- **INSTRUCTION**
Every line below is to be copied exactly, with the pictures left out.

** Begin SOURCE MATERIAL **

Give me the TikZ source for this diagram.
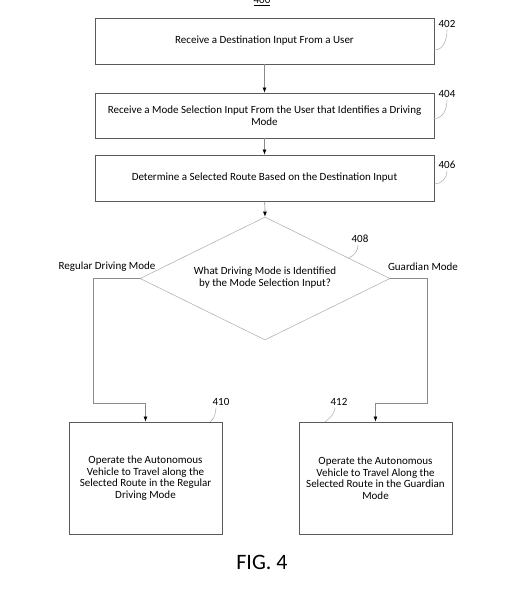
\documentclass[tikz,border=0pt]{standalone}
\usepackage{fontspec}
\setmainfont{Carlito}
\usetikzlibrary{shapes.geometric,arrows.meta}
\definecolor{boxgray}{HTML}{5A5A5A}
\definecolor{linegray}{HTML}{8A8A8A}
\definecolor{leadgray}{HTML}{B4B4B4}

\begin{document}
\begin{tikzpicture}[x=1pt,y=-1pt,>={Latex[length=5pt,width=4pt,black]},
	stepbox/.style={draw=boxgray,line width=0.9pt,minimum width=339pt,inner sep=0pt,align=center,font=\fontsize{11}{11.5}\selectfont},
	modebox/.style={draw=boxgray,line width=0.9pt,minimum width=153pt,minimum height=112pt,inner sep=0pt,align=center,font=\fontsize{11}{11.5}\selectfont},
	decision/.style={diamond,draw=leadgray,line width=0.6pt,minimum width=250pt,minimum height=123pt,inner sep=0pt},
	flow/.style={draw=linegray,line width=0.7pt},
	leader/.style={draw=leadgray,line width=0.6pt},
	refnum/.style={inner sep=0pt,font=\fontsize{11}{12}\selectfont},
	branch/.style={inner sep=0pt,font=\fontsize{11}{12}\selectfont}]
	\useasboundingbox (0,0) rectangle (520,600);
	\node [refnum,anchor=base] (n400) at (262,3.5) {\underline{400}};
	\node [stepbox,minimum height=46pt] (b402) at (264.5,41) {Receive a Destination Input From a User};
	\node [stepbox,minimum height=45pt] (b404) at (264.5,115.5) {Receive a Mode Selection Input From the User that Identifies a Driving\\Mode};
	\node [stepbox,minimum height=46pt] (b406) at (264.5,178) {Determine a Selected Route Based on the Destination Input};
	\node [decision] (d408) at (265,278.5) {};
	\node [branch,align=center] (q408) at (265,278) {What Driving Mode is Identified\\by the Mode Selection Input?};
	\node [modebox] (b410) at (145.5,478) {Operate the Autonomous\\Vehicle to Travel along the\\Selected Route in the Regular\\Driving Mode};
	\node [modebox] (b412) at (375.5,478) {Operate the Autonomous\\Vehicle to Travel Along the\\Selected Route in the Guardian\\Mode};
	\node [branch] (t410) at (107,267) {Regular Driving Mode};
	\node [branch] (t412) at (423,267) {Guardian Mode};
	\node [refnum] (n402) at (447,24) {402};
	\node [refnum] (n404) at (447,94) {404};
	\node [refnum] (n406) at (447,165) {406};
	\node [refnum] (n408) at (360,239) {408};
	\node [refnum] (n410) at (221,402) {410};
	\node [refnum] (n412) at (339,402) {412};
	\node [font=\fontsize{22}{26}\selectfont] (fig) at (262,562) {FIG. 4};
	\coordinate (l408) at (93,403);
	\coordinate (r408) at (427,403);
	\draw [flow,->] (b402) -- (b404);
	\draw [flow,->] (b404) -- (b406);
	\draw [flow,->] (b406) -- (d408.north);
	\draw [flow,->] (d408.west) -| (l408) -| (b410.north);
	\draw [flow,->] (d408.east) -| (r408) -| (b412.north);
	\draw [leader] ([yshift=-2pt]n402.south) to[out=-90,in=0] ([yshift=-9pt]b402.east);
	\draw [leader] ([yshift=-2pt]n404.south) to[out=-90,in=0] ([yshift=-3pt]b404.east);
	\draw [leader] ([yshift=-2pt]n406.south) to[out=-90,in=0] ([yshift=-6pt]b406.east);
	\draw [leader] ([xshift=-2pt,yshift=-2pt]n408.south) to[out=-90,in=30] (349,258);
	\draw [leader] ([xshift=-5pt,yshift=-2pt]n410.south) to[out=-95,in=40] (210,422);
	\draw [leader] ([xshift=-4pt,yshift=-2pt]n412.south) to[out=-95,in=40] (325,422);
\end{tikzpicture}
\end{document}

** End SOURCE MATERIAL **

- **THE OUTPUT**
Give me the TikZ source for this diagram.
\documentclass[tikz,border=0pt]{standalone}
\usepackage{fontspec}
\setmainfont{Carlito}
\usetikzlibrary{shapes.geometric,arrows.meta}
\definecolor{boxgray}{HTML}{5A5A5A}
\definecolor{linegray}{HTML}{8A8A8A}
\definecolor{leadgray}{HTML}{B4B4B4}

\begin{document}
\begin{tikzpicture}[x=1pt,y=-1pt,>={Latex[length=5pt,width=4pt,black]},
	stepbox/.style={draw=boxgray,line width=0.9pt,minimum width=339pt,inner sep=0pt,align=center,font=\fontsize{11}{11.5}\selectfont},
	modebox/.style={draw=boxgray,line width=0.9pt,minimum width=153pt,minimum height=112pt,inner sep=0pt,align=center,font=\fontsize{11}{11.5}\selectfont},
	decision/.style={diamond,draw=leadgray,line width=0.6pt,minimum width=250pt,minimum height=123pt,inner sep=0pt},
	flow/.style={draw=linegray,line width=0.7pt},
	leader/.style={draw=leadgray,line width=0.6pt},
	refnum/.style={inner sep=0pt,font=\fontsize{11}{12}\selectfont},
	branch/.style={inner sep=0pt,font=\fontsize{11}{12}\selectfont}]
	\useasboundingbox (0,0) rectangle (520,600);
	\node [refnum,anchor=base] (n400) at (262,3.5) {\underline{400}};
	\node [stepbox,minimum height=46pt] (b402) at (264.5,41) {Receive a Destination Input From a User};
	\node [stepbox,minimum height=45pt] (b404) at (264.5,115.5) {Receive a Mode Selection Input From the User that Identifies a Driving\\Mode};
	\node [stepbox,minimum height=46pt] (b406) at (264.5,178) {Determine a Selected Route Based on the Destination Input};
	\node [decision] (d408) at (265,278.5) {};
	\node [branch,align=center] (q408) at (265,278) {What Driving Mode is Identified\\by the Mode Selection Input?};
	\node [modebox] (b410) at (145.5,478) {Operate the Autonomous\\Vehicle to Travel along the\\Selected Route in the Regular\\Driving Mode};
	\node [modebox] (b412) at (375.5,478) {Operate the Autonomous\\Vehicle to Travel Along the\\Selected Route in the Guardian\\Mode};
	\node [branch] (t410) at (107,267) {Regular Driving Mode};
	\node [branch] (t412) at (423,267) {Guardian Mode};
	\node [refnum] (n402) at (447,24) {402};
	\node [refnum] (n404) at (447,94) {404};
	\node [refnum] (n406) at (447,165) {406};
	\node [refnum] (n408) at (360,239) {408};
	\node [refnum] (n410) at (221,402) {410};
	\node [refnum] (n412) at (339,402) {412};
	\node [font=\fontsize{22}{26}\selectfont] (fig) at (262,562) {FIG. 4};
	\coordinate (l408) at (93,403);
	\coordinate (r408) at (427,403);
	\draw [flow,->] (b402) -- (b404);
	\draw [flow,->] (b404) -- (b406);
	\draw [flow,->] (b406) -- (d408.north);
	\draw [flow,->] (d408.west) -| (l408) -| (b410.north);
	\draw [flow,->] (d408.east) -| (r408) -| (b412.north);
	\draw [leader] ([yshift=-2pt]n402.south) to[out=-90,in=0] ([yshift=-9pt]b402.east);
	\draw [leader] ([yshift=-2pt]n404.south) to[out=-90,in=0] ([yshift=-3pt]b404.east);
	\draw [leader] ([yshift=-2pt]n406.south) to[out=-90,in=0] ([yshift=-6pt]b406.east);
	\draw [leader] ([xshift=-2pt,yshift=-2pt]n408.south) to[out=-90,in=30] (349,258);
	\draw [leader] ([xshift=-5pt,yshift=-2pt]n410.south) to[out=-95,in=40] (210,422);
	\draw [leader] ([xshift=-4pt,yshift=-2pt]n412.south) to[out=-95,in=40] (325,422);
\end{tikzpicture}
\end{document}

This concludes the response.